【发布时间】:2018-11-13 12:00:58
【问题描述】:
我已经构建了一个似乎可以工作的函数,但我不明白为什么。
我最初的问题是获取一个包含人口计数的 data.frame 并将其扩展以重新创建原始人口。如果您事先知道列名,这很容易。
library(tidyverse)
set.seed(121)
test_counts <- tibble(Population = letters[1:4], Length = c(1,1,2,1),
Number = sample(1:100, 4))
expand_counts_v0 <- function(Length, Population, Number) {
tibble(Population = Population,
Length = rep(Length, times = Number))
}
test_counts %>% pmap_dfr(expand_counts_v0) %>% # apply it
group_by(Population, Length) %>% # test it
summarise(Number = n()) %>%
ungroup %>%
{ all.equal(., test_counts)}
# [1] TRUE
但是,我想将它概括为一个不需要知道data.frame的列名的函数,并且我对NSE感兴趣,所以我写道:
test_counts1 <- tibble(Population = letters[1:4],
Length = c(1,1,2,1),
Number = sample(1:100, 4),
Height = c(100, 50, 45, 90),
Width = c(700, 50, 60, 90)
)
expand_counts_v1 <- function(df, count = NULL) {
countq <- enexpr(count)
names <- df %>% select(-!!countq) %>% names
namesq <- names %>% map(as.name)
cols <- map(namesq, ~ expr(rep(!!., times = !!countq))
) %>% set_names(namesq)
make_tbl <- function(...) {
expr(tibble(!!!cols)) %>% eval(envir = df)
}
df %>% pmap_dfr(make_tbl)
}
但是,当我测试这个函数时,它似乎重复了 4 次行:
test_counts %>% expand_counts_v1(count = Number) %>%
group_by(Population, Length) %>%
summarise(Number = n()) %>%
ungroup %>%
{ sum(.$Number)/sum(test_counts$Number)}
# [1] 4
这让我猜到了一个解决方案,那就是
expand_counts_v2 <- function(df, count = NULL) {
countq <- enexpr(count)
names <- df %>% select(-!!countq) %>% names
namesq <- names %>% map(as.name)
cols <- map(namesq, ~ expr(rep(!!., times = !!countq))
) %>% set_names(namesq)
make_tbl <- function(...) {
expr(tibble(!!!cols)) %>% eval(envir = df)
}
df %>% make_tbl
}
这似乎有效:
test_counts %>% expand_counts_v2(count = Number) %>%
group_by(Population, Length) %>%
summarise(Number = n()) %>%
ungroup %>%
{ all.equal(., test_counts)}
# [1] TRUE
test_counts1 %>% expand_counts_v2(count = Number) %>%
group_by(Population, Length, Height, Width) %>%
summarise(Number = n()) %>%
ungroup %>%
{ all.equal(., test_counts1)}
# [1] TRUE
但我不明白为什么。
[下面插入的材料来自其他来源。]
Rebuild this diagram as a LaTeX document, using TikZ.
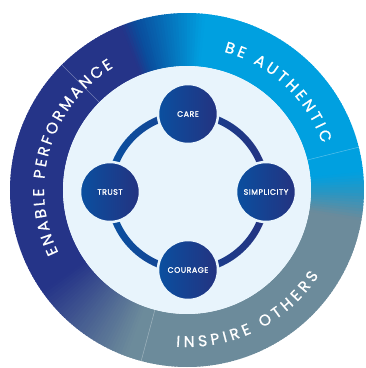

即使我不再使用 pmap,它如何评估每一行?该功能需要应用于每一行才能工作,所以它必须以某种方式,但我看不出它是如何做到的。
编辑
在 Artem 对发生的事情做出正确解释后,我意识到我可以做到这一点
expand_counts_v2 <- function(df, count = NULL) {
countq <- enexpr(count)
names <- df %>% select(-!!countq) %>% names
namesq <- names %>% map(as.name)
cols <- map(namesq, ~ expr(rep(!!., times = !!countq))
) %>% set_names(namesq)
expr(tibble(!!!cols)) %>% eval_tidy(data = df)
}
去掉了不必要的 mk_tbl 函数。然而,正如 Artem 所说,这只是因为 rep 是矢量化的。所以,它正在工作,但不是通过重写 _v0 函数并对其进行 pmapping,这是我试图复制的过程。最终,我发现了 rlang::new_function 并写道:
expand_counts_v3 <- function(df, count = NULL) {
countq <- enexpr(count)
names <- df %>% select(-!!countq) %>% names
namesq <- names %>% map(as.name)
cols <- map(namesq, ~ expr(rep(!!., times = !!countq))
) %>% set_names(namesq)
all_names <- df %>% names %>% map(as.name)
args <- rep(0, times = length(all_names)) %>% as.list %>% set_names(all_names)
correct_function <- new_function(args, # this makes the function as in _v0
expr(tibble(!!!cols)) )
pmap_dfr(df, correct_function) # applies it as in _v0
}
它更长,可能更丑陋,但按我最初想要的方式工作。
【问题讨论】:
-
我敦促您避免名称中的点:首先,保持一致;由于您已经使用下划线,请仅使用它们。其次,在名称中使用点在 S3 方法查找的上下文中具有特定含义,并且独立使用点会导致混淆。
-
谢谢康拉德。我现在将更新名称。
标签: r eval tidyverse rlang expr